Please copy out exactly, and only, the lines between the line with "Rebuild this chart" and the line with "const axisTicks = d3.range(0, 10);", both included. Pictures are to be omitted.

** START OF MATERIAL SHOWN **

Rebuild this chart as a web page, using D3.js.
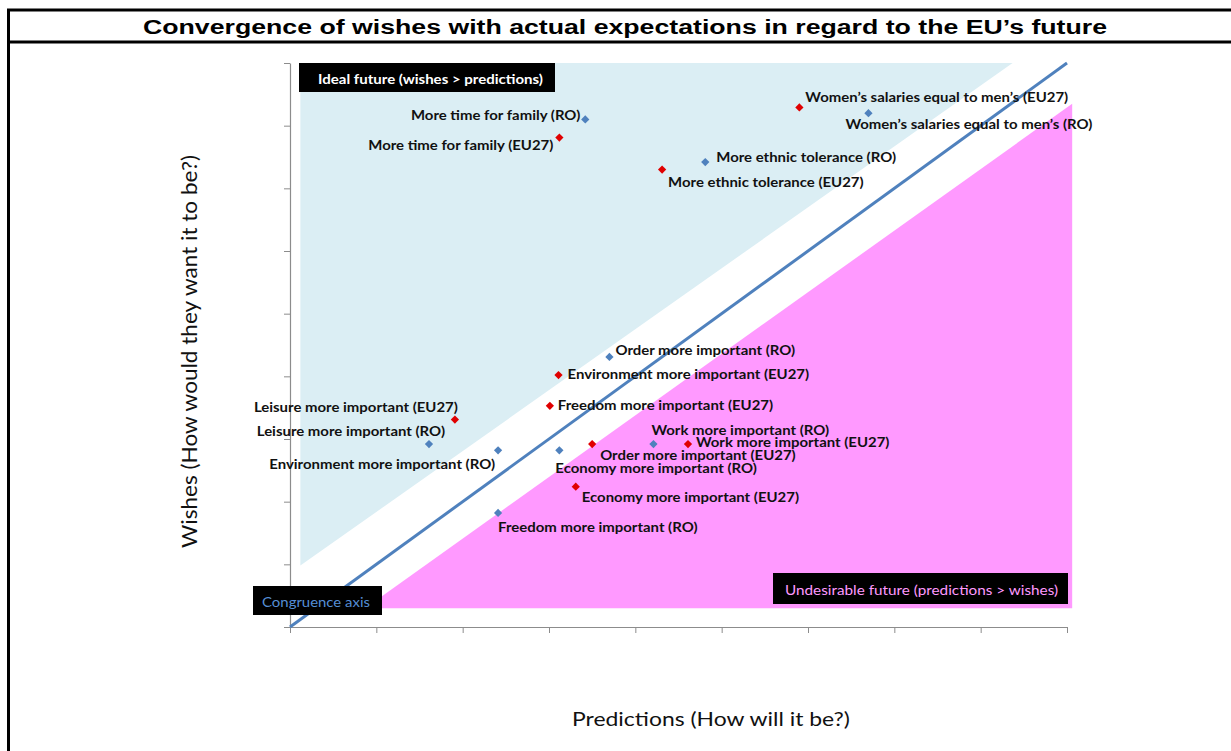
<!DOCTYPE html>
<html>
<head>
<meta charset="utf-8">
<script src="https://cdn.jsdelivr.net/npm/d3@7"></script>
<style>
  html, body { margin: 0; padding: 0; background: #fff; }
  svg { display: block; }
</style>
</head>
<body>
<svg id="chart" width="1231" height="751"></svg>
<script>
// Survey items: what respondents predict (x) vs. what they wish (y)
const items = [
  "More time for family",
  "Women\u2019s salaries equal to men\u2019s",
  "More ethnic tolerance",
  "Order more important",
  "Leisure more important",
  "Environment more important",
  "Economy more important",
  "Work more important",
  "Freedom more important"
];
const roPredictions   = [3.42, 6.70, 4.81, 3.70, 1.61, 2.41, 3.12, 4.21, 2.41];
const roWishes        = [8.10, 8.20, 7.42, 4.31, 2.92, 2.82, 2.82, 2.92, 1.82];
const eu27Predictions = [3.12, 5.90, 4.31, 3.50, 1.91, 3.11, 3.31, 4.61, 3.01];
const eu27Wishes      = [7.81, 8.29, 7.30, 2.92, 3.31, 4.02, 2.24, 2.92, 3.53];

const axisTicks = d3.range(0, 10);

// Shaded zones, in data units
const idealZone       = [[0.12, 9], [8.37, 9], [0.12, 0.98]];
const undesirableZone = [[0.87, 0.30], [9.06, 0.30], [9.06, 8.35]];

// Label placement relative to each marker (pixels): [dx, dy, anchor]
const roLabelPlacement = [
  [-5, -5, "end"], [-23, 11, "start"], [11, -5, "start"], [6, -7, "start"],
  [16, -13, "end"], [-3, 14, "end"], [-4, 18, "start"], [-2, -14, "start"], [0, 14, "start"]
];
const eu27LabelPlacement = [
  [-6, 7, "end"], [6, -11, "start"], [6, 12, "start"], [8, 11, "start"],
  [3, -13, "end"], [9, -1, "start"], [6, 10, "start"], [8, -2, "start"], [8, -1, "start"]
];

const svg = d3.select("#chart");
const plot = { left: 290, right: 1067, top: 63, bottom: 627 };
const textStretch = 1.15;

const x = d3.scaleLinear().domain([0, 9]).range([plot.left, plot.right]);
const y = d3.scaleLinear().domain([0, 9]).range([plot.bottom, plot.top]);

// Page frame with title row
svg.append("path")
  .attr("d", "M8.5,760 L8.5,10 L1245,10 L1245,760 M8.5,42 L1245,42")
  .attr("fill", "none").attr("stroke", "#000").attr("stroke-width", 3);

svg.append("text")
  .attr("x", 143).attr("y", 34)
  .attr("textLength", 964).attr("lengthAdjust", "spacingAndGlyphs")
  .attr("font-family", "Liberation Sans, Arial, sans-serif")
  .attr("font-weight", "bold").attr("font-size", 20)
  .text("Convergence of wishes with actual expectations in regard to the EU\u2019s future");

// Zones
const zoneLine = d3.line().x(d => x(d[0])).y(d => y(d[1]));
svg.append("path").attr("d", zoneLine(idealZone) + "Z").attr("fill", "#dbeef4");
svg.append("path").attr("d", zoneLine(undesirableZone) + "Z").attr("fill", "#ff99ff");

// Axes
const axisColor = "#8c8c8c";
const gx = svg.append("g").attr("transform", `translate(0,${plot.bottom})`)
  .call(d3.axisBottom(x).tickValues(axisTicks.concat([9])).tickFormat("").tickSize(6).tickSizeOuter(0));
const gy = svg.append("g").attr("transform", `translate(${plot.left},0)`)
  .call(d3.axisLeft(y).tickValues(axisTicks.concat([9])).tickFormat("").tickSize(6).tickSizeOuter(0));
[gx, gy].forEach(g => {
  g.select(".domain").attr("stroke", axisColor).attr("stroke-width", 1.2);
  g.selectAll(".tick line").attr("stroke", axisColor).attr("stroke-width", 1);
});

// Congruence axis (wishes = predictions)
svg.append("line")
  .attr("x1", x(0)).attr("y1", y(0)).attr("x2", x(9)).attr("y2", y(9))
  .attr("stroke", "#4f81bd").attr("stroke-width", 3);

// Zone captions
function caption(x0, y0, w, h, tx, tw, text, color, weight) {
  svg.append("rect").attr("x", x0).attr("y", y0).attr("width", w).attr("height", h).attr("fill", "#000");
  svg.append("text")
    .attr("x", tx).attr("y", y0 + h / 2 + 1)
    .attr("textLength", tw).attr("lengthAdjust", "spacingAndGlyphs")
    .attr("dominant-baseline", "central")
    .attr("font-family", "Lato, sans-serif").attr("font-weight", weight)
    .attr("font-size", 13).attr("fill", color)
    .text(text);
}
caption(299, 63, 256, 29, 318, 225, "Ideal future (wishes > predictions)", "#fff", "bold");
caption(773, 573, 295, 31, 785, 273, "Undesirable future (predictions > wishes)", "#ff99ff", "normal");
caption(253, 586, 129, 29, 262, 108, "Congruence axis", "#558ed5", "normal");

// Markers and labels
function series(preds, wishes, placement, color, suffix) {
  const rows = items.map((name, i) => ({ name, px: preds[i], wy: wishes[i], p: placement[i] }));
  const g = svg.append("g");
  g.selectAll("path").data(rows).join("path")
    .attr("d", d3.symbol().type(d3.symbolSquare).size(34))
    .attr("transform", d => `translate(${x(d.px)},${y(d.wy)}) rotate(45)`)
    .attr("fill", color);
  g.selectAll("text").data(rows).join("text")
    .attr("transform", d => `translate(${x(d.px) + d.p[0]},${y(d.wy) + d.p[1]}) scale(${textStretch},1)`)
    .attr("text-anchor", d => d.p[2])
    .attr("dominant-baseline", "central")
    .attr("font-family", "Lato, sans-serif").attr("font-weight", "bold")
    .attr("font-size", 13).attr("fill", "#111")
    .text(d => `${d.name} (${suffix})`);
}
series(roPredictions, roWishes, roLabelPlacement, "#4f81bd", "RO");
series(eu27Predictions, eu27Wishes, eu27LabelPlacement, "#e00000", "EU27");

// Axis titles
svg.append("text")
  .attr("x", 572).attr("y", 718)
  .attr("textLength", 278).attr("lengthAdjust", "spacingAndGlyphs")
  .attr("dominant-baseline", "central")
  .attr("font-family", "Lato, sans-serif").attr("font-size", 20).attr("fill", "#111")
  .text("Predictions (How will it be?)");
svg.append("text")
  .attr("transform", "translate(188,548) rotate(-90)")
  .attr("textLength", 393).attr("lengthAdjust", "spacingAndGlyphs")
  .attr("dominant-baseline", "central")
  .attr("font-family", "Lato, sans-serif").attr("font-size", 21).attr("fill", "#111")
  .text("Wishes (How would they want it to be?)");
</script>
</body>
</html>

** END OF MATERIAL SHOWN **
** START OF MATERIAL SHOWN **

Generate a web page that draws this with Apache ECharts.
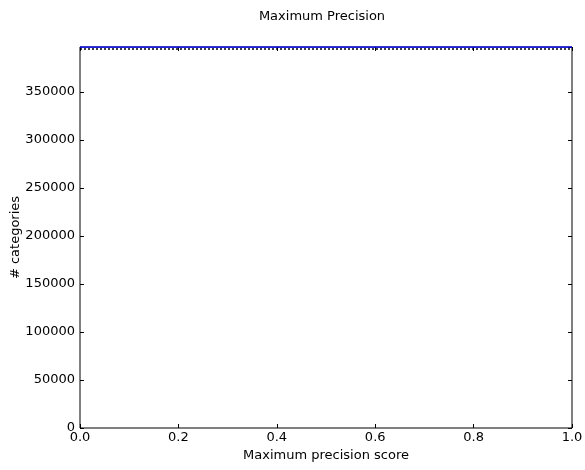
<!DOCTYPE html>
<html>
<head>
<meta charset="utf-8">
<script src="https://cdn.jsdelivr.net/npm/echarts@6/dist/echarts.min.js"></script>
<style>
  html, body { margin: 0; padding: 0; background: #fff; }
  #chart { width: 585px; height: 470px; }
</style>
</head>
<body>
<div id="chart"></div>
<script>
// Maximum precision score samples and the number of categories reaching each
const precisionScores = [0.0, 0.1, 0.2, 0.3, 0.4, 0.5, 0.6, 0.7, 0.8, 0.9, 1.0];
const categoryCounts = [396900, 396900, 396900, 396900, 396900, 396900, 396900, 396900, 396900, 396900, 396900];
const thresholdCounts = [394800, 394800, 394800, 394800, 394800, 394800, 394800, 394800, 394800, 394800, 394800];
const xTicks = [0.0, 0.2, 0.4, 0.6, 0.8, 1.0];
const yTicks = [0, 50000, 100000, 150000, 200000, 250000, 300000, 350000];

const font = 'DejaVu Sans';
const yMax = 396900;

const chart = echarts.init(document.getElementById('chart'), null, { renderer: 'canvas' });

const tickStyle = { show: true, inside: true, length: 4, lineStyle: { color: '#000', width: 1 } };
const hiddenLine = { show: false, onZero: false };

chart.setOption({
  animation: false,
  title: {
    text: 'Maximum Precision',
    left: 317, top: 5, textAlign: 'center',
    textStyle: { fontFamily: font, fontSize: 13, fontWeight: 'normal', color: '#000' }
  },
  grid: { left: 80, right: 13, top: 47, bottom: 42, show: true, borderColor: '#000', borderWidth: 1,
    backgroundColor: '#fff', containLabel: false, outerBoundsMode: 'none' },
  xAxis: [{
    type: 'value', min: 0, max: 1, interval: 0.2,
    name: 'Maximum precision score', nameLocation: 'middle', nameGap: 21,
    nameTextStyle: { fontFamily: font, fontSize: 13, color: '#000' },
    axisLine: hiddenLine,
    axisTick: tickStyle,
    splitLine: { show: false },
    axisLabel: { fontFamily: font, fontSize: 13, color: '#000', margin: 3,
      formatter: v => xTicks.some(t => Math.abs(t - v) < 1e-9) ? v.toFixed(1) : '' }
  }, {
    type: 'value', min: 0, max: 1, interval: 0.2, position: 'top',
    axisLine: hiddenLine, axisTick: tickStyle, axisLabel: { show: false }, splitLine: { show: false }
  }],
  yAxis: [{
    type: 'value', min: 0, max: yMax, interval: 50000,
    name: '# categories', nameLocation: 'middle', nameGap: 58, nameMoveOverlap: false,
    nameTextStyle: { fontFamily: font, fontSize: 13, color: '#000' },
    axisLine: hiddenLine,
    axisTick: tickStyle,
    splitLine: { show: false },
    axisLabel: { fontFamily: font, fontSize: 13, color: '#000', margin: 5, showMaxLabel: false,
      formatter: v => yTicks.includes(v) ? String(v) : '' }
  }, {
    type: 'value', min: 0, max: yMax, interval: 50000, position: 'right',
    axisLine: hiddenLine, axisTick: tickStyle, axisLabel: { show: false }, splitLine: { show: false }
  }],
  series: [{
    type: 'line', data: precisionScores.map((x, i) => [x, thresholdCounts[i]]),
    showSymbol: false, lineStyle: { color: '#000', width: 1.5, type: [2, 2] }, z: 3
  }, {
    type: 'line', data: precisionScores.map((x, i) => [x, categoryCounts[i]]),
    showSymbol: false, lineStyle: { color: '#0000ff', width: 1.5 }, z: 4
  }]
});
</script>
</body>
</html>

** END OF MATERIAL SHOWN **
** START OF MATERIAL SHOWN **

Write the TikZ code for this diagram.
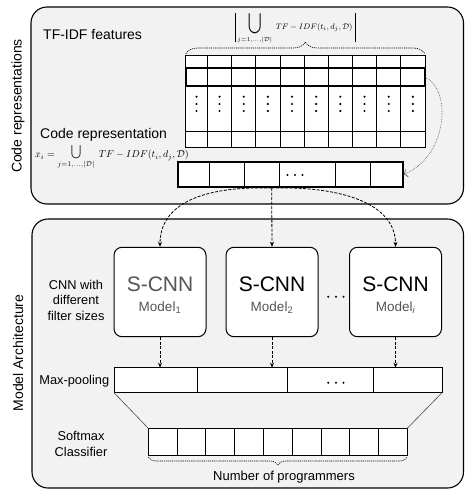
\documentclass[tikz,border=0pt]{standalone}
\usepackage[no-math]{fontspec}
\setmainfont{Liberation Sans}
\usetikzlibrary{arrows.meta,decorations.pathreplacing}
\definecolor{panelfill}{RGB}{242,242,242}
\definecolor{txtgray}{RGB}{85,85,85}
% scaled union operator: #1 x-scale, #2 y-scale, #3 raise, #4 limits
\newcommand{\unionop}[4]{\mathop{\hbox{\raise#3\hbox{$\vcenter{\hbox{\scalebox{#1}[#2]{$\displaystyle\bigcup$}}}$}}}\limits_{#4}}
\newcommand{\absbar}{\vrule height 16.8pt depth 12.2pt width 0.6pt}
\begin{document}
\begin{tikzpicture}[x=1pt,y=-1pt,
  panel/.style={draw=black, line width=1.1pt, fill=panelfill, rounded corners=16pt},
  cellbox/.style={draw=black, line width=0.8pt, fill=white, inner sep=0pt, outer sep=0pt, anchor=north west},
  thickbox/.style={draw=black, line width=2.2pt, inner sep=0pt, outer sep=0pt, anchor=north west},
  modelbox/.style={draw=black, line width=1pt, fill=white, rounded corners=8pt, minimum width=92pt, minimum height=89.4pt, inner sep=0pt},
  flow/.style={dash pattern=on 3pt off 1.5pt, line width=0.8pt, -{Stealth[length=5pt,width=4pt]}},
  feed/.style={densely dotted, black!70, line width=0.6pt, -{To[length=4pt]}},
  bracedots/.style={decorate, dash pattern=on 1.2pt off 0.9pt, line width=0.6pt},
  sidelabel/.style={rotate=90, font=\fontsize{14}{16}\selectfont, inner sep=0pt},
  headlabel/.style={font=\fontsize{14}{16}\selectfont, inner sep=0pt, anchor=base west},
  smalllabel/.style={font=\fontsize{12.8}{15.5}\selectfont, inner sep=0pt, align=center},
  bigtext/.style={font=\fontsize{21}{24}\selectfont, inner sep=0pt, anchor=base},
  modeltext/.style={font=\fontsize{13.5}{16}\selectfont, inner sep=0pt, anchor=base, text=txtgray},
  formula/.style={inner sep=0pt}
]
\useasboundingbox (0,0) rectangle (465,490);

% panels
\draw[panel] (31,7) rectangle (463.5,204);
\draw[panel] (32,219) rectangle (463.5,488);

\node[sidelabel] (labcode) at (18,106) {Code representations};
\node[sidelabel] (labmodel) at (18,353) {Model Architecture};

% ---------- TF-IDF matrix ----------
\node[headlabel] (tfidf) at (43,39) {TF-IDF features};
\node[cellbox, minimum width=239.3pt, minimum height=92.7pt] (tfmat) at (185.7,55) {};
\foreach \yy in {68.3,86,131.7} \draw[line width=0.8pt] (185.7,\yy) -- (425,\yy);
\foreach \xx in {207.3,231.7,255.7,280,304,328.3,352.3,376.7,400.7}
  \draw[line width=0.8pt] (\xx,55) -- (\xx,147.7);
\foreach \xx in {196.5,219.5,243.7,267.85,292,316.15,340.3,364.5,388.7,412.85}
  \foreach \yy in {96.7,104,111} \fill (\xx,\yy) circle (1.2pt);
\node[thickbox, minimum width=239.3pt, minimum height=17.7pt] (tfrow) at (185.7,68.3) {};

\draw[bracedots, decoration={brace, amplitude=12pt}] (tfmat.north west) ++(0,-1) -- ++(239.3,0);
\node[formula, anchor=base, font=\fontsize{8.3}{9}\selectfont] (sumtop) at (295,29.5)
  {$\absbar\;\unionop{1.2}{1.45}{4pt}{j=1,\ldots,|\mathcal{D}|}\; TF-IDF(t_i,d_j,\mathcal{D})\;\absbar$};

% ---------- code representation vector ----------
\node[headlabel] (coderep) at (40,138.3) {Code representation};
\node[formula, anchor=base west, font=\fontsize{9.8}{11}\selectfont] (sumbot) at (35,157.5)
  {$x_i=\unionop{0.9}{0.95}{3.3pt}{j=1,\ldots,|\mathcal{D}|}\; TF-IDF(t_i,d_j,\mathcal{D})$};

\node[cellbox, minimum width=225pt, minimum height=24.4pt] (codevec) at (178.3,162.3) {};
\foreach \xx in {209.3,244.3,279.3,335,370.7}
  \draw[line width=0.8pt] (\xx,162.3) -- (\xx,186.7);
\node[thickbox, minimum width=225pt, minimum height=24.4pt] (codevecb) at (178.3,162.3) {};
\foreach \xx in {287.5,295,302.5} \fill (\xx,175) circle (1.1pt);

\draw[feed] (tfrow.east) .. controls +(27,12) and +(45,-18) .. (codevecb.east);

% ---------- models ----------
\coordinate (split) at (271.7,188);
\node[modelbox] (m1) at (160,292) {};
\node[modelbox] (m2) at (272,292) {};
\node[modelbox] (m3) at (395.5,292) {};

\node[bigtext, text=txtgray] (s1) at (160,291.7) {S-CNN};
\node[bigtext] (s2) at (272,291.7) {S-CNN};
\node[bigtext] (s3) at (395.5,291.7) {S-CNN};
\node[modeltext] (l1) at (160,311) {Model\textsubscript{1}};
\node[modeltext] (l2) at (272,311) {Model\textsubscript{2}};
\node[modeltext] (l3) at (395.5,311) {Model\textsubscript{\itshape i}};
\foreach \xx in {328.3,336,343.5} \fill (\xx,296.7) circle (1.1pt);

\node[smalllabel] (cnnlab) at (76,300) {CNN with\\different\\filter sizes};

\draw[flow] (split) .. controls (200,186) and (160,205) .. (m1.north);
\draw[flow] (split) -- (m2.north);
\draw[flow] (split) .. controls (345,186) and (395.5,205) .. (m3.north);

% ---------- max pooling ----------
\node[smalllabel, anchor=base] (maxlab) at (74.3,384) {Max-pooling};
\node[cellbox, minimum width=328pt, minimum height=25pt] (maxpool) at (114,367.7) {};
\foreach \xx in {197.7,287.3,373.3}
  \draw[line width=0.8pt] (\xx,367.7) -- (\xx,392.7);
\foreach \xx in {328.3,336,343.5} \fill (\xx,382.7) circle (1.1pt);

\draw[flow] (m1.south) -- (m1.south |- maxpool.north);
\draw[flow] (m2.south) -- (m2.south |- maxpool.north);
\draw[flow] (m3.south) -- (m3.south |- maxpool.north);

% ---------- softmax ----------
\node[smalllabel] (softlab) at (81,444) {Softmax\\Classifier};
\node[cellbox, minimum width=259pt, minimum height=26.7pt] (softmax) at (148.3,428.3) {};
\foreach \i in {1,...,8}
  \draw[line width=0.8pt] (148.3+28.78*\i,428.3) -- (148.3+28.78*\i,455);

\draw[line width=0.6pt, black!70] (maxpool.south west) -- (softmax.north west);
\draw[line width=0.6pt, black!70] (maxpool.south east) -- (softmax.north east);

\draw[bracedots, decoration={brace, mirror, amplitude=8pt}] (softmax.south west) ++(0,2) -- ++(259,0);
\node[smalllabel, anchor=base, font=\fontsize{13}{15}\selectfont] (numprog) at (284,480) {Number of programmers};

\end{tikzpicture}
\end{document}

** END OF MATERIAL SHOWN **

ANSWER TO THIS PROBLEM -
Rebuild this chart as a web page, using D3.js.
<!DOCTYPE html>
<html>
<head>
<meta charset="utf-8">
<script src="https://cdn.jsdelivr.net/npm/d3@7"></script>
<style>
  html, body { margin: 0; padding: 0; background: #fff; }
  svg { display: block; }
</style>
</head>
<body>
<svg id="chart" width="1231" height="751"></svg>
<script>
// Survey items: what respondents predict (x) vs. what they wish (y)
const items = [
  "More time for family",
  "Women\u2019s salaries equal to men\u2019s",
  "More ethnic tolerance",
  "Order more important",
  "Leisure more important",
  "Environment more important",
  "Economy more important",
  "Work more important",
  "Freedom more important"
];
const roPredictions   = [3.42, 6.70, 4.81, 3.70, 1.61, 2.41, 3.12, 4.21, 2.41];
const roWishes        = [8.10, 8.20, 7.42, 4.31, 2.92, 2.82, 2.82, 2.92, 1.82];
const eu27Predictions = [3.12, 5.90, 4.31, 3.50, 1.91, 3.11, 3.31, 4.61, 3.01];
const eu27Wishes      = [7.81, 8.29, 7.30, 2.92, 3.31, 4.02, 2.24, 2.92, 3.53];

const axisTicks = d3.range(0, 10);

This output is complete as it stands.